Print in Color - This option depends on whether you have a color printer. Check this box to print in color.

Assembling the Model

Once the templates have been printed, they are ready to be assembled. You need scissors and an adhesive and a rigid material that can be easily cut and glued, such as thin cardboard or styrofoam, to provide support for the 3D model.

Floor Plan View Template

Begin by laying out the floor plan view, which is used as a layout for the entire 3D model. If your floor plan view template printed on a number of sheets, they should be combined into one. Exterior and interior wall surfaces should match throughout.

Adhere your complete floor plan view template to a sturdy and dedicated surface to provide support for your walls.

Walls

Walls should be cut and fixed to a rigid backing so that they can stand on their own and support the weight of the roof or floors above them. How they are cut and assembled varies depending on the desired final appearance of the model and how they were printed.

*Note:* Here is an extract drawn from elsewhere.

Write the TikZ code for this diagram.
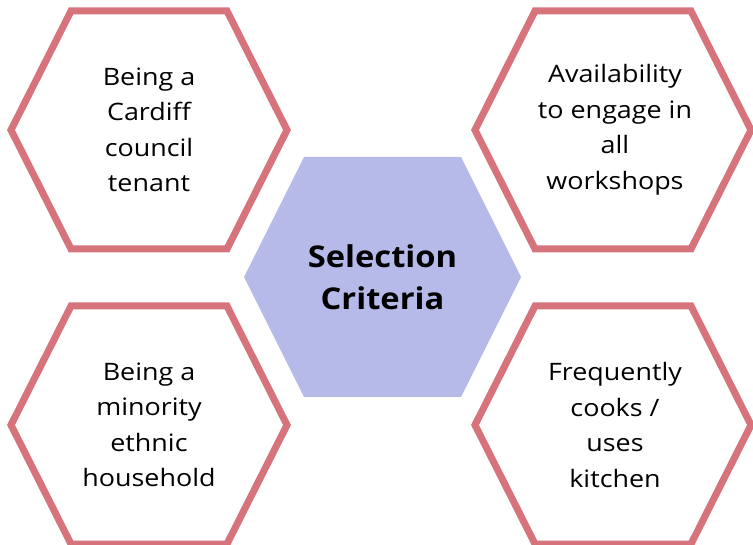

It may be helpful to take the thickness of the rigid material being used into consideration and override the scale thickness of the walls so that it agrees with your material thickness.

If your walls were resized in the Print Model dialog, you may see unwanted lines between floors that should merge together seamlessly. This is usually due to walls whose exterior surfaces match but overall thickness does not. You can prevent this by checking Use Scale Wall Thickness, which prevents walls from resizing. This is best if you do not want to print the interior wall surfaces, or are using a modeling material that closely matches the scale thickness of your walls.

Roofs

Roof planes are joined together when possible before printing. For each roof surface, the fascia and soffit surfaces are attached at the eave, so that the least amount of taping produces the roof and adjoining surfaces.

All flattened roof/fascia/soffit surfaces are placed into a CAD detail named "Model Detail." This is overwritten and updated each time the roof group is printed for a particular model. If the roof or portions of the roof need to be reprinted, those pieces can be printed from the detail.